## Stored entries
>> BEGIN

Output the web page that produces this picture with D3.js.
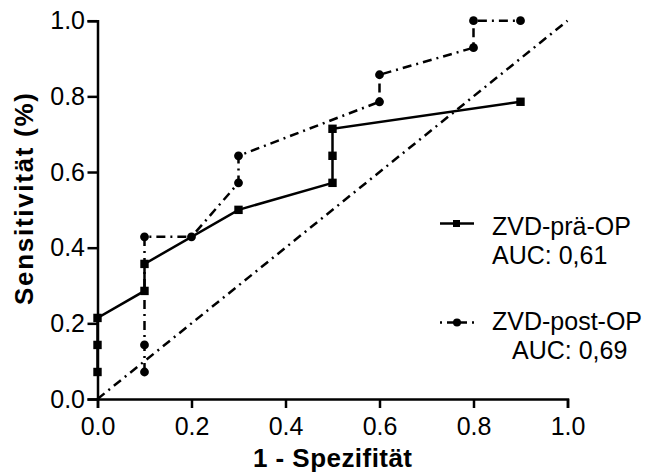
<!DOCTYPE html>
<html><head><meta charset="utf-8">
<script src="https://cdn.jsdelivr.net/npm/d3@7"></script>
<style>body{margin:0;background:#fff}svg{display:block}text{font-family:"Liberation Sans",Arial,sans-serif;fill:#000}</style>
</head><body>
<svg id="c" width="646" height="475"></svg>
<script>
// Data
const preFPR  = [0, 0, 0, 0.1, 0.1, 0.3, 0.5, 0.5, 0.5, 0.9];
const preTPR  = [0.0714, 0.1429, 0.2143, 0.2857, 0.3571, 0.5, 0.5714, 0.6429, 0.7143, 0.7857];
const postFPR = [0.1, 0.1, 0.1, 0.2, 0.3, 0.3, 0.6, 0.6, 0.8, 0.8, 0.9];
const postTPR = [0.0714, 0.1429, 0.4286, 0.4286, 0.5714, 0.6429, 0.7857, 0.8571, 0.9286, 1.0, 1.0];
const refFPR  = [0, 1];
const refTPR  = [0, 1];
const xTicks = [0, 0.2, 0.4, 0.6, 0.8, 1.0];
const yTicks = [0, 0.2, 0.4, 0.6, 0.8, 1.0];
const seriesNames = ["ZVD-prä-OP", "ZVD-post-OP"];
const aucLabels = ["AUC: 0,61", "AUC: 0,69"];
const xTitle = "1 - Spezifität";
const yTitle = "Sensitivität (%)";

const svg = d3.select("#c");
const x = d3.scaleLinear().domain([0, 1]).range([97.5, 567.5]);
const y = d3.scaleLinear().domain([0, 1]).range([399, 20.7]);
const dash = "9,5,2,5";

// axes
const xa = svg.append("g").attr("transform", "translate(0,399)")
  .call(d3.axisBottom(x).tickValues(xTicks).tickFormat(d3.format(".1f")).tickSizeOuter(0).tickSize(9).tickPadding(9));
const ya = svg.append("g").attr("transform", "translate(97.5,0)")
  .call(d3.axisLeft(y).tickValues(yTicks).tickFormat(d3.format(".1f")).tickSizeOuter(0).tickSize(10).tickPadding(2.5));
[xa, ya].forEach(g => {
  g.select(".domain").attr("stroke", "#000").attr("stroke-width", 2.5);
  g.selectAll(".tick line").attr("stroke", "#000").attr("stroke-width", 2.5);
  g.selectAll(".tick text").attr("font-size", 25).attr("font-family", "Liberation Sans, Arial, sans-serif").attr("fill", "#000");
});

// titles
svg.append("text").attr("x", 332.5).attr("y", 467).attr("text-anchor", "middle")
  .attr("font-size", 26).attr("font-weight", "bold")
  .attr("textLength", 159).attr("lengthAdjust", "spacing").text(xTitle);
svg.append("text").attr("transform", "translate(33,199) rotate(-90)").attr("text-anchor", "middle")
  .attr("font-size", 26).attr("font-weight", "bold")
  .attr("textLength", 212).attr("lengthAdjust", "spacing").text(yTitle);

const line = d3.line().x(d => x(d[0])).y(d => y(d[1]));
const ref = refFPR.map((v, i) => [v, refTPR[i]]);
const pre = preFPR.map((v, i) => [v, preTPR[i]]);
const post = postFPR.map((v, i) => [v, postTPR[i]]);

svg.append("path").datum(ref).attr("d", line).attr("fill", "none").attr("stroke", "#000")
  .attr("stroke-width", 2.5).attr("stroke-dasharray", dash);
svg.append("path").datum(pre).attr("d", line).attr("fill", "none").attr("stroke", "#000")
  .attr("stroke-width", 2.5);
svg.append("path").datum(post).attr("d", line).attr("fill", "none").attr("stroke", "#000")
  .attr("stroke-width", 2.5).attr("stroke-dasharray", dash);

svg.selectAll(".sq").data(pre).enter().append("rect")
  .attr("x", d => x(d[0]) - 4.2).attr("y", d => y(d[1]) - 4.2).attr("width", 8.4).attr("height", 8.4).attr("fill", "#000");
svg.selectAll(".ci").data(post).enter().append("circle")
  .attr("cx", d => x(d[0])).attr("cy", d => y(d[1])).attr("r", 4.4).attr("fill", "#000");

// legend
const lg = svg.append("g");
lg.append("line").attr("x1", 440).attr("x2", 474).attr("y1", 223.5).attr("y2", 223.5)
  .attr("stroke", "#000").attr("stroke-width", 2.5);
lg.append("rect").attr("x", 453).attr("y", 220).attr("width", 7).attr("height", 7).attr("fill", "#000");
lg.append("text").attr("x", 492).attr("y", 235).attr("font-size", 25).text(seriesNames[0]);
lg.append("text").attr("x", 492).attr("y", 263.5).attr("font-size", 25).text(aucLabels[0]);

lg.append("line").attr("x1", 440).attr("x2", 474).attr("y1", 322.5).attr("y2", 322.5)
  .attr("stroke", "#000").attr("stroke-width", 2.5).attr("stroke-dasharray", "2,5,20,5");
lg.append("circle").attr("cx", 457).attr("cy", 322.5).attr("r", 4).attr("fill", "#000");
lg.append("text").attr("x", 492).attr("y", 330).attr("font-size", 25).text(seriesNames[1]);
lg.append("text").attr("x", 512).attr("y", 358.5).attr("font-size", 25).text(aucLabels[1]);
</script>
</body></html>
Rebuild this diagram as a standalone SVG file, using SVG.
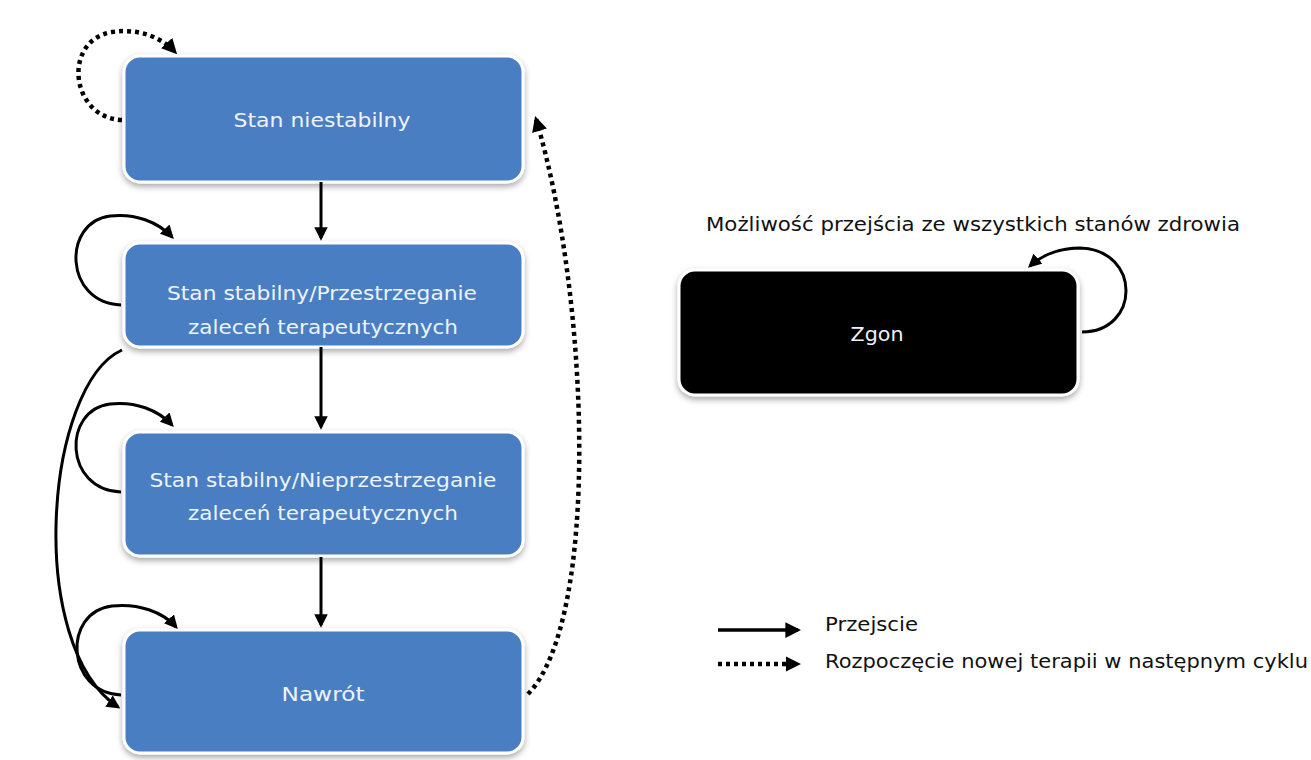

>> END

## WORK INSTRUCTIONS
Retype the whole listing exactly and leave the pictures out.

## SOLUTION TO THIS PROBLEM
Output the web page that produces this picture with D3.js.
<!DOCTYPE html>
<html><head><meta charset="utf-8">
<script src="https://cdn.jsdelivr.net/npm/d3@7"></script>
<style>body{margin:0;background:#fff}svg{display:block}text{font-family:"Liberation Sans",Arial,sans-serif;fill:#000}</style>
</head><body>
<svg id="c" width="646" height="475"></svg>
<script>
// Data
const preFPR  = [0, 0, 0, 0.1, 0.1, 0.3, 0.5, 0.5, 0.5, 0.9];
const preTPR  = [0.0714, 0.1429, 0.2143, 0.2857, 0.3571, 0.5, 0.5714, 0.6429, 0.7143, 0.7857];
const postFPR = [0.1, 0.1, 0.1, 0.2, 0.3, 0.3, 0.6, 0.6, 0.8, 0.8, 0.9];
const postTPR = [0.0714, 0.1429, 0.4286, 0.4286, 0.5714, 0.6429, 0.7857, 0.8571, 0.9286, 1.0, 1.0];
const refFPR  = [0, 1];
const refTPR  = [0, 1];
const xTicks = [0, 0.2, 0.4, 0.6, 0.8, 1.0];
const yTicks = [0, 0.2, 0.4, 0.6, 0.8, 1.0];
const seriesNames = ["ZVD-prä-OP", "ZVD-post-OP"];
const aucLabels = ["AUC: 0,61", "AUC: 0,69"];
const xTitle = "1 - Spezifität";
const yTitle = "Sensitivität (%)";

const svg = d3.select("#c");
const x = d3.scaleLinear().domain([0, 1]).range([97.5, 567.5]);
const y = d3.scaleLinear().domain([0, 1]).range([399, 20.7]);
const dash = "9,5,2,5";

// axes
const xa = svg.append("g").attr("transform", "translate(0,399)")
  .call(d3.axisBottom(x).tickValues(xTicks).tickFormat(d3.format(".1f")).tickSizeOuter(0).tickSize(9).tickPadding(9));
const ya = svg.append("g").attr("transform", "translate(97.5,0)")
  .call(d3.axisLeft(y).tickValues(yTicks).tickFormat(d3.format(".1f")).tickSizeOuter(0).tickSize(10).tickPadding(2.5));
[xa, ya].forEach(g => {
  g.select(".domain").attr("stroke", "#000").attr("stroke-width", 2.5);
  g.selectAll(".tick line").attr("stroke", "#000").attr("stroke-width", 2.5);
  g.selectAll(".tick text").attr("font-size", 25).attr("font-family", "Liberation Sans, Arial, sans-serif").attr("fill", "#000");
});

// titles
svg.append("text").attr("x", 332.5).attr("y", 467).attr("text-anchor", "middle")
  .attr("font-size", 26).attr("font-weight", "bold")
  .attr("textLength", 159).attr("lengthAdjust", "spacing").text(xTitle);
svg.append("text").attr("transform", "translate(33,199) rotate(-90)").attr("text-anchor", "middle")
  .attr("font-size", 26).attr("font-weight", "bold")
  .attr("textLength", 212).attr("lengthAdjust", "spacing").text(yTitle);

const line = d3.line().x(d => x(d[0])).y(d => y(d[1]));
const ref = refFPR.map((v, i) => [v, refTPR[i]]);
const pre = preFPR.map((v, i) => [v, preTPR[i]]);
const post = postFPR.map((v, i) => [v, postTPR[i]]);

svg.append("path").datum(ref).attr("d", line).attr("fill", "none").attr("stroke", "#000")
  .attr("stroke-width", 2.5).attr("stroke-dasharray", dash);
svg.append("path").datum(pre).attr("d", line).attr("fill", "none").attr("stroke", "#000")
  .attr("stroke-width", 2.5);
svg.append("path").datum(post).attr("d", line).attr("fill", "none").attr("stroke", "#000")
  .attr("stroke-width", 2.5).attr("stroke-dasharray", dash);

svg.selectAll(".sq").data(pre).enter().append("rect")
  .attr("x", d => x(d[0]) - 4.2).attr("y", d => y(d[1]) - 4.2).attr("width", 8.4).attr("height", 8.4).attr("fill", "#000");
svg.selectAll(".ci").data(post).enter().append("circle")
  .attr("cx", d => x(d[0])).attr("cy", d => y(d[1])).attr("r", 4.4).attr("fill", "#000");

// legend
const lg = svg.append("g");
lg.append("line").attr("x1", 440).attr("x2", 474).attr("y1", 223.5).attr("y2", 223.5)
  .attr("stroke", "#000").attr("stroke-width", 2.5);
lg.append("rect").attr("x", 453).attr("y", 220).attr("width", 7).attr("height", 7).attr("fill", "#000");
lg.append("text").attr("x", 492).attr("y", 235).attr("font-size", 25).text(seriesNames[0]);
lg.append("text").attr("x", 492).attr("y", 263.5).attr("font-size", 25).text(aucLabels[0]);

lg.append("line").attr("x1", 440).attr("x2", 474).attr("y1", 322.5).attr("y2", 322.5)
  .attr("stroke", "#000").attr("stroke-width", 2.5).attr("stroke-dasharray", "2,5,20,5");
lg.append("circle").attr("cx", 457).attr("cy", 322.5).attr("r", 4).attr("fill", "#000");
lg.append("text").attr("x", 492).attr("y", 330).attr("font-size", 25).text(seriesNames[1]);
lg.append("text").attr("x", 512).attr("y", 358.5).attr("font-size", 25).text(aucLabels[1]);
</script>
</body></html>
Rebuild this diagram as a standalone SVG file, using SVG.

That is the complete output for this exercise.